Transcribe the listing in full, excluding any pictures.
═════ INFORMATION PROVIDED ═════
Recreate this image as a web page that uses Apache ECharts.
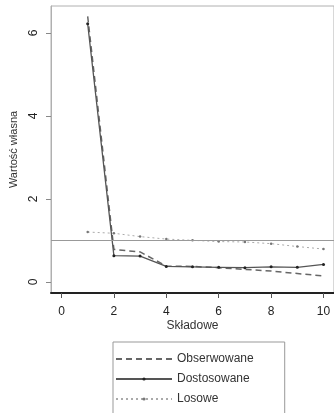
<!DOCTYPE html>
<html>
<head>
<meta charset="utf-8">
<script src="https://cdn.jsdelivr.net/npm/echarts@6/dist/echarts.min.js"></script>
<style>
  html, body { margin: 0; padding: 0; background: #fff; }
  #chart { width: 334px; height: 413px; }
</style>
</head>
<body>
<div id="chart"></div>
<script>
    var skladowe = [1, 2, 3, 4, 5, 6, 7, 8, 9, 10];
    var obserwowane = [6.4, 0.78, 0.72, 0.38, 0.37, 0.34, 0.3, 0.26, 0.2, 0.14];
    var dostosowane = [6.22, 0.63, 0.62, 0.37, 0.36, 0.35, 0.34, 0.36, 0.35, 0.42];
    var losowe = [1.2, 1.17, 1.09, 1.03, 1.0, 0.97, 0.96, 0.92, 0.85, 0.79];
    var xTicks = [0, 2, 4, 6, 8, 10];
    var yTicks = [0, 2, 4, 6];

    function pairs(vals) {
        return skladowe.map(function (x, i) { return [x, vals[i]]; });
    }

    var font = 'Liberation Sans, Arial, sans-serif';
    var chart = echarts.init(document.getElementById('chart'));

    chart.setOption({
        animation: false,
        textStyle: { fontFamily: font },
        grid: {
            left: 51, top: 6, right: -4, bottom: 120,
            show: true, borderColor: '#b0b0b0', borderWidth: 1
        },
        xAxis: {
            type: 'value',
            min: -0.4, max: 10.4,
            name: 'Składowe',
            nameLocation: 'middle',
            nameGap: 27,
            nameMoveOverlap: false,
            nameTextStyle: { color: '#333', fontSize: 12, fontFamily: font },
            axisLine: { show: true, onZero: false, lineStyle: { color: '#222', width: 2 } },
            axisTick: { show: true, length: 5, customValues: xTicks, lineStyle: { color: '#555' } },
            axisLabel: { customValues: xTicks, margin: 13, color: '#222', fontSize: 12, fontFamily: font },
            splitLine: { show: false }
        },
        yAxis: {
            type: 'value',
            min: -0.27, max: 6.65,
            name: 'Wartość własna',
            nameLocation: 'middle',
            nameGap: 32,
            nameTextStyle: { color: '#333', fontSize: 11, fontFamily: font },
            axisLine: { show: true, onZero: false, lineStyle: { color: '#b0b0b0', width: 1 } },
            axisTick: { show: true, length: 5, customValues: yTicks, lineStyle: { color: '#888' } },
            axisLabel: { customValues: yTicks, rotate: 90, margin: 11, color: '#222', fontSize: 12, fontFamily: font },
            splitLine: { show: false }
        },
        legend: {
            orient: 'vertical',
            left: 113, top: 342,
            height: 120,
            padding: [11, 31, 12, 2],
            itemGap: 8,
            itemWidth: 56, itemHeight: 4,
            borderColor: '#999', borderWidth: 1,
            textStyle: { color: '#333', fontSize: 12, fontFamily: font },
            data: [
                { name: 'Obserwowane', itemStyle: { opacity: 0 } },
                { name: 'Dostosowane' },
                { name: 'Losowe' }
            ]
        },
        series: [
            {
                name: 'Obserwowane',
                type: 'line',
                data: pairs(obserwowane),
                symbol: 'none',
                lineStyle: { color: '#666', width: 1.5, type: [6, 4] },
                itemStyle: { color: '#666' },
                z: 3
            },
            {
                name: 'Dostosowane',
                type: 'line',
                data: pairs(dostosowane),
                symbol: 'circle', symbolSize: 3,
                lineStyle: { color: '#555', width: 1.3 },
                itemStyle: { color: '#222' },
                z: 4,
                markLine: {
                    silent: true, symbol: 'none', label: { show: false },
                    lineStyle: { color: '#999', width: 1, type: 'solid' },
                    data: [{ yAxis: 1 }]
                }
            },
            {
                name: 'Losowe',
                type: 'line',
                data: pairs(losowe),
                symbol: 'circle', symbolSize: 2.5,
                lineStyle: { color: '#aaa', width: 1, type: [2, 3] },
                itemStyle: { color: '#777' },
                z: 2
            }
        ]
    });
</script>
</body>
</html>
═════
● RESPONSE FOR THIS EXERCISE
Recreate this image as a web page that uses Apache ECharts.
<!DOCTYPE html>
<html>
<head>
<meta charset="utf-8">
<script src="https://cdn.jsdelivr.net/npm/echarts@6/dist/echarts.min.js"></script>
<style>
  html, body { margin: 0; padding: 0; background: #fff; }
  #chart { width: 334px; height: 413px; }
</style>
</head>
<body>
<div id="chart"></div>
<script>
    var skladowe = [1, 2, 3, 4, 5, 6, 7, 8, 9, 10];
    var obserwowane = [6.4, 0.78, 0.72, 0.38, 0.37, 0.34, 0.3, 0.26, 0.2, 0.14];
    var dostosowane = [6.22, 0.63, 0.62, 0.37, 0.36, 0.35, 0.34, 0.36, 0.35, 0.42];
    var losowe = [1.2, 1.17, 1.09, 1.03, 1.0, 0.97, 0.96, 0.92, 0.85, 0.79];
    var xTicks = [0, 2, 4, 6, 8, 10];
    var yTicks = [0, 2, 4, 6];

    function pairs(vals) {
        return skladowe.map(function (x, i) { return [x, vals[i]]; });
    }

    var font = 'Liberation Sans, Arial, sans-serif';
    var chart = echarts.init(document.getElementById('chart'));

    chart.setOption({
        animation: false,
        textStyle: { fontFamily: font },
        grid: {
            left: 51, top: 6, right: -4, bottom: 120,
            show: true, borderColor: '#b0b0b0', borderWidth: 1
        },
        xAxis: {
            type: 'value',
            min: -0.4, max: 10.4,
            name: 'Składowe',
            nameLocation: 'middle',
            nameGap: 27,
            nameMoveOverlap: false,
            nameTextStyle: { color: '#333', fontSize: 12, fontFamily: font },
            axisLine: { show: true, onZero: false, lineStyle: { color: '#222', width: 2 } },
            axisTick: { show: true, length: 5, customValues: xTicks, lineStyle: { color: '#555' } },
            axisLabel: { customValues: xTicks, margin: 13, color: '#222', fontSize: 12, fontFamily: font },
            splitLine: { show: false }
        },
        yAxis: {
            type: 'value',
            min: -0.27, max: 6.65,
            name: 'Wartość własna',
            nameLocation: 'middle',
            nameGap: 32,
            nameTextStyle: { color: '#333', fontSize: 11, fontFamily: font },
            axisLine: { show: true, onZero: false, lineStyle: { color: '#b0b0b0', width: 1 } },
            axisTick: { show: true, length: 5, customValues: yTicks, lineStyle: { color: '#888' } },
            axisLabel: { customValues: yTicks, rotate: 90, margin: 11, color: '#222', fontSize: 12, fontFamily: font },
            splitLine: { show: false }
        },
        legend: {
            orient: 'vertical',
            left: 113, top: 342,
            height: 120,
            padding: [11, 31, 12, 2],
            itemGap: 8,
            itemWidth: 56, itemHeight: 4,
            borderColor: '#999', borderWidth: 1,
            textStyle: { color: '#333', fontSize: 12, fontFamily: font },
            data: [
                { name: 'Obserwowane', itemStyle: { opacity: 0 } },
                { name: 'Dostosowane' },
                { name: 'Losowe' }
            ]
        },
        series: [
            {
                name: 'Obserwowane',
                type: 'line',
                data: pairs(obserwowane),
                symbol: 'none',
                lineStyle: { color: '#666', width: 1.5, type: [6, 4] },
                itemStyle: { color: '#666' },
                z: 3
            },
            {
                name: 'Dostosowane',
                type: 'line',
                data: pairs(dostosowane),
                symbol: 'circle', symbolSize: 3,
                lineStyle: { color: '#555', width: 1.3 },
                itemStyle: { color: '#222' },
                z: 4,
                markLine: {
                    silent: true, symbol: 'none', label: { show: false },
                    lineStyle: { color: '#999', width: 1, type: 'solid' },
                    data: [{ yAxis: 1 }]
                }
            },
            {
                name: 'Losowe',
                type: 'line',
                data: pairs(losowe),
                symbol: 'circle', symbolSize: 2.5,
                lineStyle: { color: '#aaa', width: 1, type: [2, 3] },
                itemStyle: { color: '#777' },
                z: 2
            }
        ]
    });
</script>
</body>
</html>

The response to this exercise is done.